I figured you'd have to pad the end of the whole image file with dd, then loopmount the whole image with losetup, then increase the size of the ext4 partition with sfdisk. THEN do your mounting of the ext4 partition at the calculated offset, resize2fs it to the enlarged partition size, copy in the files, restore the first-boot configuration by tweaking some file with sed, and then resize2fs it back down to file usage plus some safety margin to be determined. Then loopmount the whole image again, sfdisk the ext4 partition size to match its filesystem. Then truncate the unused space off the end of the whole image.
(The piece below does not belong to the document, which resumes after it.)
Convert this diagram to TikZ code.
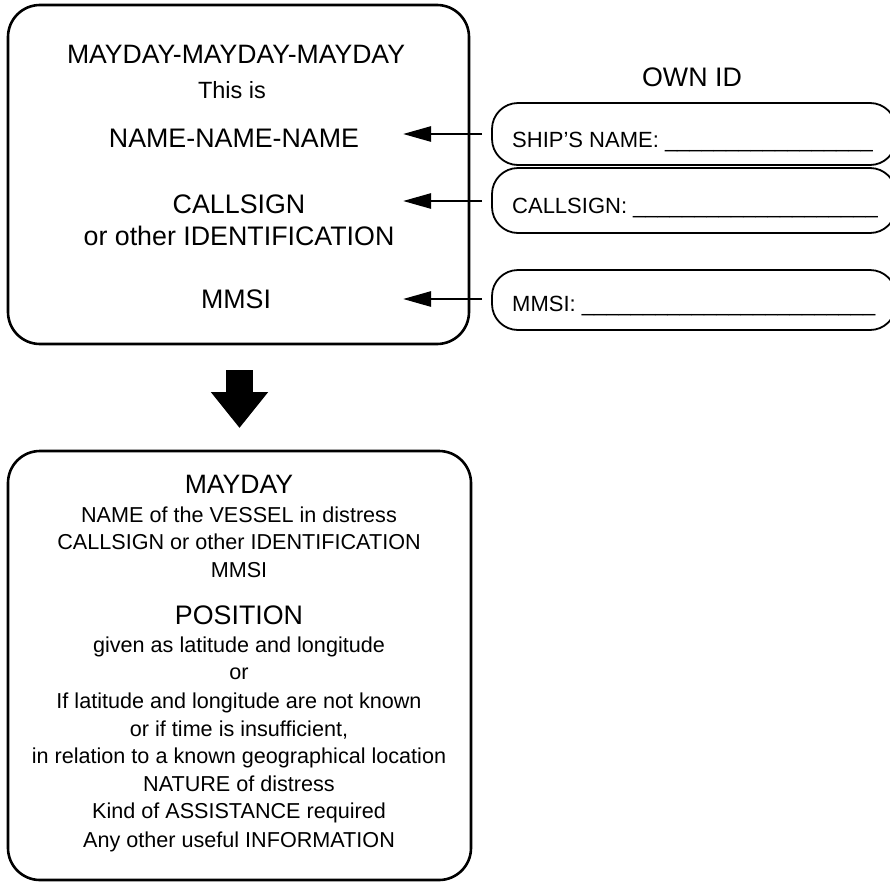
\documentclass[tikz,border=0pt]{standalone}
\usepackage{fontspec}
\setmainfont{Liberation Sans}
\usetikzlibrary{arrows.meta}
\begin{document}
\begin{tikzpicture}[x=1pt,y=-1pt,
  txt/.style={inner sep=0pt, anchor=base},
  ltxt/.style={inner sep=0pt, anchor=base west},
  ftitle/.style={font=\fontsize{26.6}{30}\selectfont},
  fmid/.style={font=\fontsize{26.8}{30}\selectfont},
  fthis/.style={font=\fontsize{23.5}{27}\selectfont},
  fid/.style={font=\fontsize{22}{26}\selectfont},
  fsmall/.style={font=\fontsize{21.6}{26}\selectfont},
  mainbox/.style={draw, line width=2.6pt, rounded corners=32pt, inner sep=0pt},
  idbox/.style={draw, line width=1.8pt, rounded corners=26pt, inner sep=0pt, minimum width=404pt},
  conn/.style={line width=2.6pt, -{Triangle[length=28pt,width=15pt]}},
  bigarrow/.style={line width=27pt, -{Triangle[length=36pt,width=55pt]}}
]
\useasboundingbox (0,0) rectangle (890,881);

% main boxes
\node[mainbox, minimum width=461pt, minimum height=339pt] (topbox) at (238.5,174.5) {};
\node[mainbox, minimum width=463pt, minimum height=429pt] (botbox) at (239.5,665.5) {};

% top box texts
\node[txt, ftitle] (t1) at (236,63.5) {MAYDAY-MAYDAY-MAYDAY};
\node[txt, fthis]  (t2) at (232,98) {This is};
\node[txt, fmid]   (t3) at (234,147) {NAME-NAME-NAME};
\node[txt, fmid]   (t4) at (239,213) {CALLSIGN};
\node[txt, fmid]   (t5) at (239,245) {or other IDENTIFICATION};
\node[txt, fmid]   (t6) at (236,308) {MMSI};

% own id
\node[txt, fmid] (ownid) at (692,86.5) {OWN ID};
\node[idbox, minimum height=62pt] (b1) at (694,134) {};
\node[idbox, minimum height=65pt] (b2) at (694,200.5) {};
\node[idbox, minimum height=60pt] (b3) at (694,300) {};
\node[ltxt, fid] (s1) at (512,147) {SHIP’S NAME: \_\_\_\_\_\_\_\_\_\_\_\_\_\_\_\_\_};
\node[ltxt, fid] (s2) at (512,213) {CALLSIGN: \_\_\_\_\_\_\_\_\_\_\_\_\_\_\_\_\_\_\_\_};
\node[ltxt, fid] (s3) at (512,311) {MMSI: \_\_\_\_\_\_\_\_\_\_\_\_\_\_\_\_\_\_\_\_\_\_\_\_};

% connectors
\coordinate (e1) at (403,134);
\coordinate (e2) at (403,201);
\coordinate (e3) at (403,299);
\draw[conn] ([xshift=-9pt]b1.west) -- (e1);
\draw[conn] ([xshift=-9pt]b2.west |- e2) -- (e2);
\draw[conn] ([xshift=-9pt]b3.west |- e3) -- (e3);

% big arrow
\coordinate (a0) at (239.5,370);
\coordinate (a1) at (239.5,428);
\draw[bigarrow] (a0) -- (a1);

% bottom box texts
\node[txt, ftitle] (u1)  at (239,493) {MAYDAY};
\node[txt, fsmall] (u2)  at (239,522) {NAME of the VESSEL in distress};
\node[txt, fsmall] (u3)  at (239,549) {CALLSIGN or other IDENTIFICATION};
\node[txt, fsmall] (u4)  at (239,577) {MMSI};
\node[txt, fmid]   (u5)  at (239,624) {POSITION};
\node[txt, fsmall] (u6)  at (239,652) {given as latitude and longitude};
\node[txt, fsmall] (u7)  at (239,679) {or};
\node[txt, fsmall] (u8)  at (239,708) {If latitude and longitude are not known};
\node[txt, fsmall] (u9)  at (239,736) {or if time is insufficient,};
\node[txt, fsmall] (u10) at (239,763) {in relation to a known geographical location};
\node[txt, fsmall] (u11) at (239,791) {NATURE of distress};
\node[txt, fsmall] (u12) at (239,818) {Kind of ASSISTANCE required};
\node[txt, fsmall] (u13) at (239,847) {Any other useful INFORMATION};
\end{tikzpicture}
\end{document}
Something like that.

It is scriptable, but tiresome. Well, it would be for me, anyway.

Reply to
Dave Farrance

Whoops. Having posted that, I see that Rob has actually done more or less that already. Amazing.

Reply to
Dave Farrance

The script I use generates a minimum sized image file from a running system using a combination of loopmount and rsync. No truncation or resize required.

Reply to
Dom

Sounds good. Can you post it here, please.

Reply to
Dave Farrance

OK, I've been following this discussion with a bit of interest, because I have a slightly similar need (discussed in another thread), but it seems to me you're missing a somewhat vital point here...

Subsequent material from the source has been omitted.